*REQUIREMENT*. Transcribe the whole listing without a single picture.

*GIVEN DATA*.
──────────────────────────────

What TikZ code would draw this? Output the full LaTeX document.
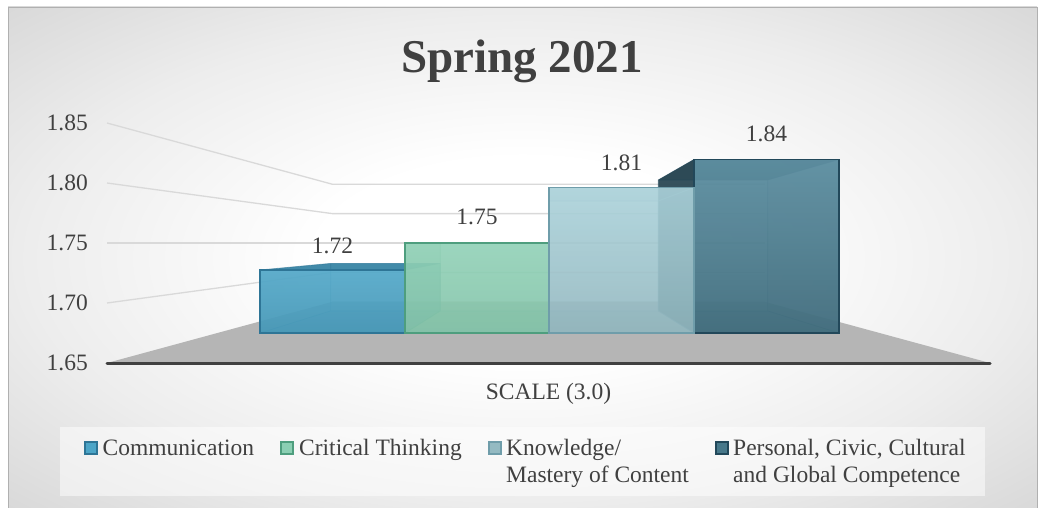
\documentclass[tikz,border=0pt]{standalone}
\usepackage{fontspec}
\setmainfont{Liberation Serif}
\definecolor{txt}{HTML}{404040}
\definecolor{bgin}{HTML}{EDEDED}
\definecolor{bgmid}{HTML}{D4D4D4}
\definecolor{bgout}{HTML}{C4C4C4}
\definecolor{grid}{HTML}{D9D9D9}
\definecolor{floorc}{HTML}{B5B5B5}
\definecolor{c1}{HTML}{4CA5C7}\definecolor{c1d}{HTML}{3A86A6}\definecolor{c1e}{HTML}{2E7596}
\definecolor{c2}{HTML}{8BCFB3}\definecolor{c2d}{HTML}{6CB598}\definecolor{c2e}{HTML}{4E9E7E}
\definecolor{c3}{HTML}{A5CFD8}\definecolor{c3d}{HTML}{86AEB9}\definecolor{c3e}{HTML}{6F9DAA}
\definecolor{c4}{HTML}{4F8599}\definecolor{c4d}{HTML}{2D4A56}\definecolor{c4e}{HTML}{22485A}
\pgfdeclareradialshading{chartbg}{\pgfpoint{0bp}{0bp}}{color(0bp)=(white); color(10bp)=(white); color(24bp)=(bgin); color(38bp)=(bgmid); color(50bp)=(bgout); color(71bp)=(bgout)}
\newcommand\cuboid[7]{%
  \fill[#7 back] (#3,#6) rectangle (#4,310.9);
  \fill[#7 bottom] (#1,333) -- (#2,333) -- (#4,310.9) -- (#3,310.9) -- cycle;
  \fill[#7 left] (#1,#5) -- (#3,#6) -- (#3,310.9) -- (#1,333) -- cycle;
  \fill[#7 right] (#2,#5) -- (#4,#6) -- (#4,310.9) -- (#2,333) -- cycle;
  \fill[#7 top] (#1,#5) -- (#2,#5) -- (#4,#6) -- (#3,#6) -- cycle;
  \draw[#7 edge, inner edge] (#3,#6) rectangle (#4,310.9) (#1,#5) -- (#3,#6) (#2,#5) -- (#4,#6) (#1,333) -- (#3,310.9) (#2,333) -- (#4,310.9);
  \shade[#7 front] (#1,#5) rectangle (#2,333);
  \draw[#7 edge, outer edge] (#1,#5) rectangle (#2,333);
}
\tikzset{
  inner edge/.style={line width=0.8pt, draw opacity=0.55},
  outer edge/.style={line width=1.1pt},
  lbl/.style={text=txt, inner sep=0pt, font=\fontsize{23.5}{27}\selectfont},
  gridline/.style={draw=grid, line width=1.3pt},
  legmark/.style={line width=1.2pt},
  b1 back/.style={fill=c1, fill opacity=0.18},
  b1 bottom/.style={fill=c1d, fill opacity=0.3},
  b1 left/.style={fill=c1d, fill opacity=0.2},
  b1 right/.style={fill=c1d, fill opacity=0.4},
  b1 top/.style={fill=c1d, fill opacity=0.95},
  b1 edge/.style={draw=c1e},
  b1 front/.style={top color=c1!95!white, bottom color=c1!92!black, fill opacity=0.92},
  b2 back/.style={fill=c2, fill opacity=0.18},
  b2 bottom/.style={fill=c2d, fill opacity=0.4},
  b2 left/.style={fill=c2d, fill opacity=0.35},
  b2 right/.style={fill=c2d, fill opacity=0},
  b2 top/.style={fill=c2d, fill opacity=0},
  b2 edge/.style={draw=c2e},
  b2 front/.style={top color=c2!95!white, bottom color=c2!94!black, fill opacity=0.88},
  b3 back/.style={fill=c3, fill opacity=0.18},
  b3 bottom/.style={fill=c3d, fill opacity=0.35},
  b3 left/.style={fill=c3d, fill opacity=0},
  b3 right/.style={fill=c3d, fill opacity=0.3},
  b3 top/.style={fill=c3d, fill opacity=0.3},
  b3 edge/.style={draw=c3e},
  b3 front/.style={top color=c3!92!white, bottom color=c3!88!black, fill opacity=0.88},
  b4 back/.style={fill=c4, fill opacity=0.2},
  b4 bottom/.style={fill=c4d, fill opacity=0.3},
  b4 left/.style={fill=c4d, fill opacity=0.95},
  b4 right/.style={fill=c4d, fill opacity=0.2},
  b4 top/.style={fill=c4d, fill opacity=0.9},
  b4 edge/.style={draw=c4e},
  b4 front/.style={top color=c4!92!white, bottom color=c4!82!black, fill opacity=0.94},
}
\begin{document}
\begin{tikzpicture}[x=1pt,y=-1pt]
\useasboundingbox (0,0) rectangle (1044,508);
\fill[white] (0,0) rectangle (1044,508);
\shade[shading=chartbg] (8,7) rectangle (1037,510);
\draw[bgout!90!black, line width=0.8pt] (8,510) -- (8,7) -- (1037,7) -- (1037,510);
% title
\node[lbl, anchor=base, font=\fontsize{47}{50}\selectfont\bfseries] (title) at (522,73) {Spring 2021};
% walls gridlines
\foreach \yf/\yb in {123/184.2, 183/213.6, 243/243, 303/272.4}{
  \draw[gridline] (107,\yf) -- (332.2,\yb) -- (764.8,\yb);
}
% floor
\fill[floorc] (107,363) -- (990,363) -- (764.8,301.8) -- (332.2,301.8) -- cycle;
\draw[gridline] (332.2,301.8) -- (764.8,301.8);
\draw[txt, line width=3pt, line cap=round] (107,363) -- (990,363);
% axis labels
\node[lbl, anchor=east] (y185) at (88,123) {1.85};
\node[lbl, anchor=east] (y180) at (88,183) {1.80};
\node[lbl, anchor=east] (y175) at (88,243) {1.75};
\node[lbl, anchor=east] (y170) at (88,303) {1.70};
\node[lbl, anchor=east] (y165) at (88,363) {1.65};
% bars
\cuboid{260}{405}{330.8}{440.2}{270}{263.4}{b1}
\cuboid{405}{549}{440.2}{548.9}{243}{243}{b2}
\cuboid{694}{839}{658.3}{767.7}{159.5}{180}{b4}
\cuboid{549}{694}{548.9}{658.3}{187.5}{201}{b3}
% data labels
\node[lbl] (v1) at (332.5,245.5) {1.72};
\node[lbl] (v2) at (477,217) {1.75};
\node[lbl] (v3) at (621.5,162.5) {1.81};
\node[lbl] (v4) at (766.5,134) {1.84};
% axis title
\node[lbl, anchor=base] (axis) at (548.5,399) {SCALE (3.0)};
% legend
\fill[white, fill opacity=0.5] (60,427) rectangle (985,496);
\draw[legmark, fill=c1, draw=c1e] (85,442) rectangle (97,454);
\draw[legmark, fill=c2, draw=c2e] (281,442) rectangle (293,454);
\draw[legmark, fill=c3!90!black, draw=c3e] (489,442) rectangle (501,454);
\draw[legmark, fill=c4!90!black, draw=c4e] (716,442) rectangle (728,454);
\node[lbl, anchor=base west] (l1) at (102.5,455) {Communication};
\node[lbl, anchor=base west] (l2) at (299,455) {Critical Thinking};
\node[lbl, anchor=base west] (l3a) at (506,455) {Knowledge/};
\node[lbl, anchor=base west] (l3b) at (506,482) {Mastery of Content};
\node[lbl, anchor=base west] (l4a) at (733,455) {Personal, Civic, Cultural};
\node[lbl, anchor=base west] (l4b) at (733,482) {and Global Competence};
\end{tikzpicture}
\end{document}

──────────────────────────────

*EXERCISE RESPONSE*.
What TikZ code would draw this? Output the full LaTeX document.
\documentclass[tikz,border=0pt]{standalone}
\usepackage{fontspec}
\setmainfont{Liberation Serif}
\definecolor{txt}{HTML}{404040}
\definecolor{bgin}{HTML}{EDEDED}
\definecolor{bgmid}{HTML}{D4D4D4}
\definecolor{bgout}{HTML}{C4C4C4}
\definecolor{grid}{HTML}{D9D9D9}
\definecolor{floorc}{HTML}{B5B5B5}
\definecolor{c1}{HTML}{4CA5C7}\definecolor{c1d}{HTML}{3A86A6}\definecolor{c1e}{HTML}{2E7596}
\definecolor{c2}{HTML}{8BCFB3}\definecolor{c2d}{HTML}{6CB598}\definecolor{c2e}{HTML}{4E9E7E}
\definecolor{c3}{HTML}{A5CFD8}\definecolor{c3d}{HTML}{86AEB9}\definecolor{c3e}{HTML}{6F9DAA}
\definecolor{c4}{HTML}{4F8599}\definecolor{c4d}{HTML}{2D4A56}\definecolor{c4e}{HTML}{22485A}
\pgfdeclareradialshading{chartbg}{\pgfpoint{0bp}{0bp}}{color(0bp)=(white); color(10bp)=(white); color(24bp)=(bgin); color(38bp)=(bgmid); color(50bp)=(bgout); color(71bp)=(bgout)}
\newcommand\cuboid[7]{%
  \fill[#7 back] (#3,#6) rectangle (#4,310.9);
  \fill[#7 bottom] (#1,333) -- (#2,333) -- (#4,310.9) -- (#3,310.9) -- cycle;
  \fill[#7 left] (#1,#5) -- (#3,#6) -- (#3,310.9) -- (#1,333) -- cycle;
  \fill[#7 right] (#2,#5) -- (#4,#6) -- (#4,310.9) -- (#2,333) -- cycle;
  \fill[#7 top] (#1,#5) -- (#2,#5) -- (#4,#6) -- (#3,#6) -- cycle;
  \draw[#7 edge, inner edge] (#3,#6) rectangle (#4,310.9) (#1,#5) -- (#3,#6) (#2,#5) -- (#4,#6) (#1,333) -- (#3,310.9) (#2,333) -- (#4,310.9);
  \shade[#7 front] (#1,#5) rectangle (#2,333);
  \draw[#7 edge, outer edge] (#1,#5) rectangle (#2,333);
}
\tikzset{
  inner edge/.style={line width=0.8pt, draw opacity=0.55},
  outer edge/.style={line width=1.1pt},
  lbl/.style={text=txt, inner sep=0pt, font=\fontsize{23.5}{27}\selectfont},
  gridline/.style={draw=grid, line width=1.3pt},
  legmark/.style={line width=1.2pt},
  b1 back/.style={fill=c1, fill opacity=0.18},
  b1 bottom/.style={fill=c1d, fill opacity=0.3},
  b1 left/.style={fill=c1d, fill opacity=0.2},
  b1 right/.style={fill=c1d, fill opacity=0.4},
  b1 top/.style={fill=c1d, fill opacity=0.95},
  b1 edge/.style={draw=c1e},
  b1 front/.style={top color=c1!95!white, bottom color=c1!92!black, fill opacity=0.92},
  b2 back/.style={fill=c2, fill opacity=0.18},
  b2 bottom/.style={fill=c2d, fill opacity=0.4},
  b2 left/.style={fill=c2d, fill opacity=0.35},
  b2 right/.style={fill=c2d, fill opacity=0},
  b2 top/.style={fill=c2d, fill opacity=0},
  b2 edge/.style={draw=c2e},
  b2 front/.style={top color=c2!95!white, bottom color=c2!94!black, fill opacity=0.88},
  b3 back/.style={fill=c3, fill opacity=0.18},
  b3 bottom/.style={fill=c3d, fill opacity=0.35},
  b3 left/.style={fill=c3d, fill opacity=0},
  b3 right/.style={fill=c3d, fill opacity=0.3},
  b3 top/.style={fill=c3d, fill opacity=0.3},
  b3 edge/.style={draw=c3e},
  b3 front/.style={top color=c3!92!white, bottom color=c3!88!black, fill opacity=0.88},
  b4 back/.style={fill=c4, fill opacity=0.2},
  b4 bottom/.style={fill=c4d, fill opacity=0.3},
  b4 left/.style={fill=c4d, fill opacity=0.95},
  b4 right/.style={fill=c4d, fill opacity=0.2},
  b4 top/.style={fill=c4d, fill opacity=0.9},
  b4 edge/.style={draw=c4e},
  b4 front/.style={top color=c4!92!white, bottom color=c4!82!black, fill opacity=0.94},
}
\begin{document}
\begin{tikzpicture}[x=1pt,y=-1pt]
\useasboundingbox (0,0) rectangle (1044,508);
\fill[white] (0,0) rectangle (1044,508);
\shade[shading=chartbg] (8,7) rectangle (1037,510);
\draw[bgout!90!black, line width=0.8pt] (8,510) -- (8,7) -- (1037,7) -- (1037,510);
% title
\node[lbl, anchor=base, font=\fontsize{47}{50}\selectfont\bfseries] (title) at (522,73) {Spring 2021};
% walls gridlines
\foreach \yf/\yb in {123/184.2, 183/213.6, 243/243, 303/272.4}{
  \draw[gridline] (107,\yf) -- (332.2,\yb) -- (764.8,\yb);
}
% floor
\fill[floorc] (107,363) -- (990,363) -- (764.8,301.8) -- (332.2,301.8) -- cycle;
\draw[gridline] (332.2,301.8) -- (764.8,301.8);
\draw[txt, line width=3pt, line cap=round] (107,363) -- (990,363);
% axis labels
\node[lbl, anchor=east] (y185) at (88,123) {1.85};
\node[lbl, anchor=east] (y180) at (88,183) {1.80};
\node[lbl, anchor=east] (y175) at (88,243) {1.75};
\node[lbl, anchor=east] (y170) at (88,303) {1.70};
\node[lbl, anchor=east] (y165) at (88,363) {1.65};
% bars
\cuboid{260}{405}{330.8}{440.2}{270}{263.4}{b1}
\cuboid{405}{549}{440.2}{548.9}{243}{243}{b2}
\cuboid{694}{839}{658.3}{767.7}{159.5}{180}{b4}
\cuboid{549}{694}{548.9}{658.3}{187.5}{201}{b3}
% data labels
\node[lbl] (v1) at (332.5,245.5) {1.72};
\node[lbl] (v2) at (477,217) {1.75};
\node[lbl] (v3) at (621.5,162.5) {1.81};
\node[lbl] (v4) at (766.5,134) {1.84};
% axis title
\node[lbl, anchor=base] (axis) at (548.5,399) {SCALE (3.0)};
% legend
\fill[white, fill opacity=0.5] (60,427) rectangle (985,496);
\draw[legmark, fill=c1, draw=c1e] (85,442) rectangle (97,454);
\draw[legmark, fill=c2, draw=c2e] (281,442) rectangle (293,454);
\draw[legmark, fill=c3!90!black, draw=c3e] (489,442) rectangle (501,454);
\draw[legmark, fill=c4!90!black, draw=c4e] (716,442) rectangle (728,454);
\node[lbl, anchor=base west] (l1) at (102.5,455) {Communication};
\node[lbl, anchor=base west] (l2) at (299,455) {Critical Thinking};
\node[lbl, anchor=base west] (l3a) at (506,455) {Knowledge/};
\node[lbl, anchor=base west] (l3b) at (506,482) {Mastery of Content};
\node[lbl, anchor=base west] (l4a) at (733,455) {Personal, Civic, Cultural};
\node[lbl, anchor=base west] (l4b) at (733,482) {and Global Competence};
\end{tikzpicture}
\end{document}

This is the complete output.